Fifty years ago, the Republican Party had leaders who were serious about supporting the civil rights movement and about competing with Democrats for the support of African-American voters. And the most prominent of those leaders was George Romney, who in the turbulent 1960s would — as the governor of Michigan, Secretary of Housing and Urban Development and a contender for the Republican presidential nomination – reject the “backlash” politics of southern segregationists and northern reactionaries in both parties.
When others tried to convert the overtly racist language of Democratic segregationists into the coded apologias of the Republican right, Romney objected. His, he said, was the party of Abraham Lincoln. And in so doing George Romney staked a legitimate claim that Republicans were not bystanders but engaged participants in the struggle to create an America with justice for all.

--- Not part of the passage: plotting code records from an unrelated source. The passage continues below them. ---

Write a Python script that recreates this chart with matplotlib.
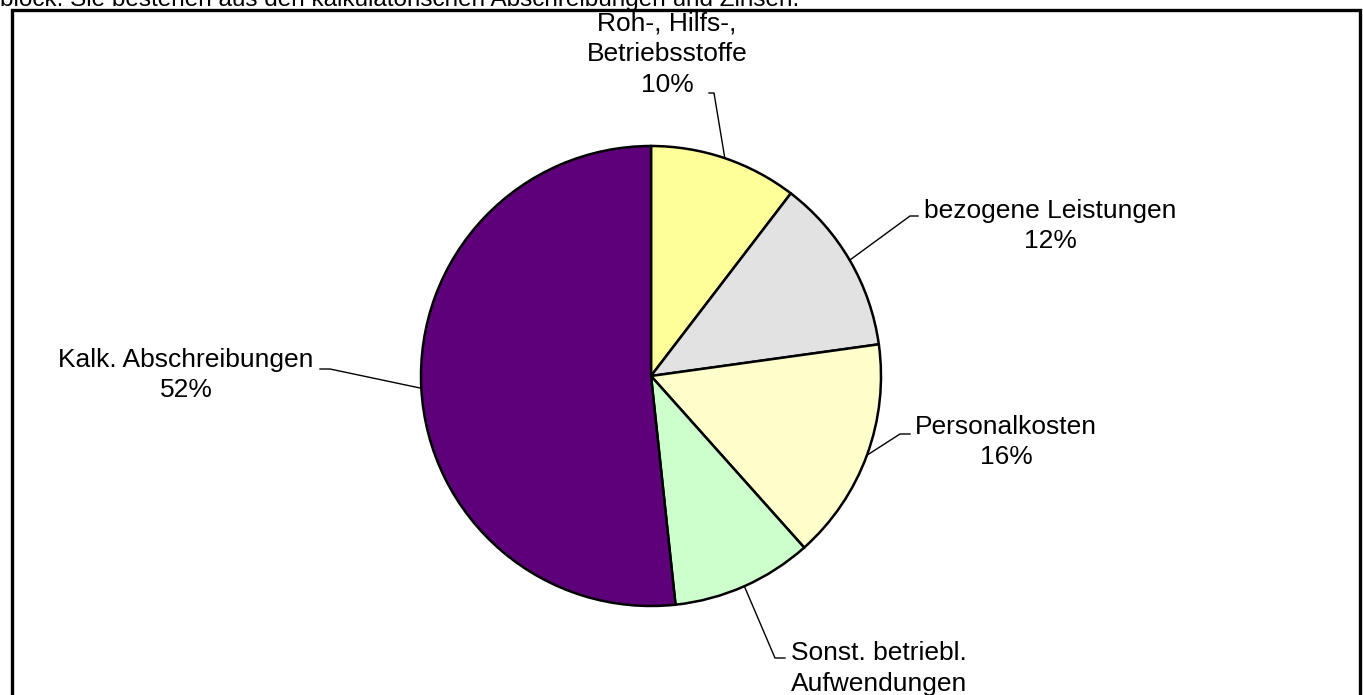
import matplotlib
matplotlib.use("Agg")
import matplotlib.pyplot as plt
import numpy as np

# Daten
kategorien = ["Roh-, Hilfs-,\nBetriebsstoffe", "bezogene Leistungen", "Personalkosten",
              "Sonst. betriebl.\nAufwendungen", "Kalk. Abschreibungen"]
anteile = [10.4, 12.4, 15.6, 9.9, 51.7]
farben = ["#FFFF99", "#E2E2E2", "#FFFFCC", "#CCFFCC", "#5E0079"]

kopftext = "block. Sie bestehen aus den kalkulatorischen Abschreibungen und Zinsen."

W, H = 1363, 695

def py(y):
    # Pixel von oben -> Achsenkoordinate
    return H - y

plt.rcParams['font.family'] = ['Liberation Sans', 'DejaVu Sans']

fig = plt.figure(figsize=(W / 100, H / 100), dpi=100)
ax = fig.add_axes([0, 0, 1, 1])

wedges, _ = ax.pie(anteile, colors=farben, startangle=90, counterclock=False,
                   center=(651, py(376)), radius=230,
                   wedgeprops=dict(edgecolor="black", linewidth=1.8))

ax.set_aspect("auto")
ax.set_xlim(0, W)
ax.set_ylim(0, H)
ax.axis("off")

# Rahmen (unten offen, abgeschnitten)
ax.plot([12, 12, 1360, 1360], [py(720), py(10), py(10), py(720)],
        color="black", lw=2.4, clip_on=False, solid_joinstyle="miter")

# abgeschnittener Text oben
ax.text(0, py(6), kopftext, fontsize=17.5, ha="left", va="baseline")

# Beschriftungen mit Fuehrungslinien
text_pos = [(667, 54), (1050, 226), (1006, 442), (879, 684), (186, 375)]
knick = [(714, 93), (910, 216), (900, 434), (775, 658), (330, 369)]
ende = [(709, 93), (918, 216), (910, 434), (785, 658), (320, 369)]

cx, cy = 651, py(376)
for i, w in enumerate(wedges):
    mitte = np.deg2rad((w.theta1 + w.theta2) / 2)
    sx = cx + 230 * np.cos(mitte)
    sy = cy + 230 * np.sin(mitte)
    ax.plot([sx, knick[i][0], ende[i][0]], [sy, py(knick[i][1]), py(ende[i][1])],
            color="black", lw=1.0)
    label = kategorien[i] + "\n" + f"{anteile[i]:.0f}%"
    ax.text(text_pos[i][0], py(text_pos[i][1]), label, fontsize=19,
            ha="center", va="center", multialignment="center", linespacing=1.35)

fig.savefig("out.png", dpi=100)
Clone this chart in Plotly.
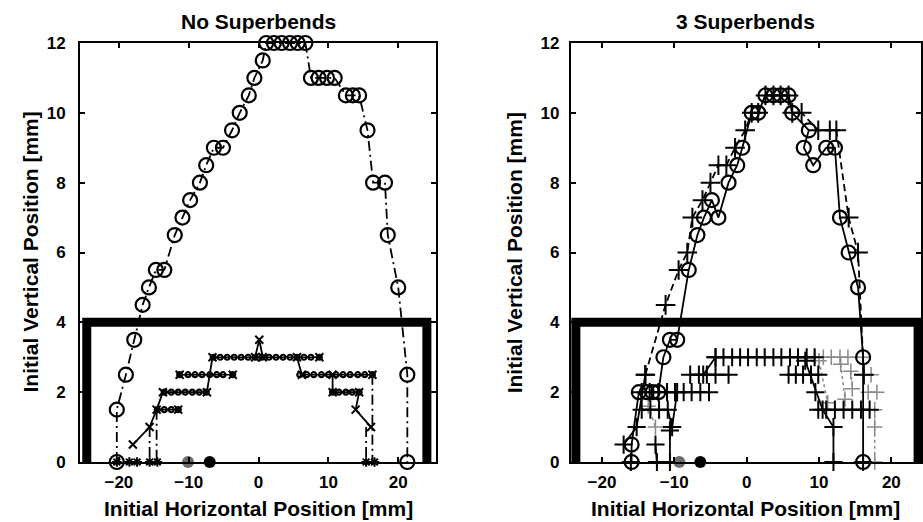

Now, the Republican Party needs another George Romney.
Unfortunately, Mitt Romney has refused to fill the void.
The party is experiencing an ugly resurgence of what my colleague at The Nation, Gary Younge, correctly identifies as “blatant racism.”
On the eve of the Iowa caucuses, former Pennsylvania Senator Rick Santorum told a crowd of supporters, “I don’t want to make black people’s lives better by giving them somebody else’s money.”
Around the same time, Texas Congressman Ron Paul was scrambling to explain away old newsletters that went out under his name with sections suggesting that “95 percent of the black males in that city [Washington] are semi-criminal or entirely criminal” and describing the Martin Luther King Jr. holiday as “Hate Whitey Day.”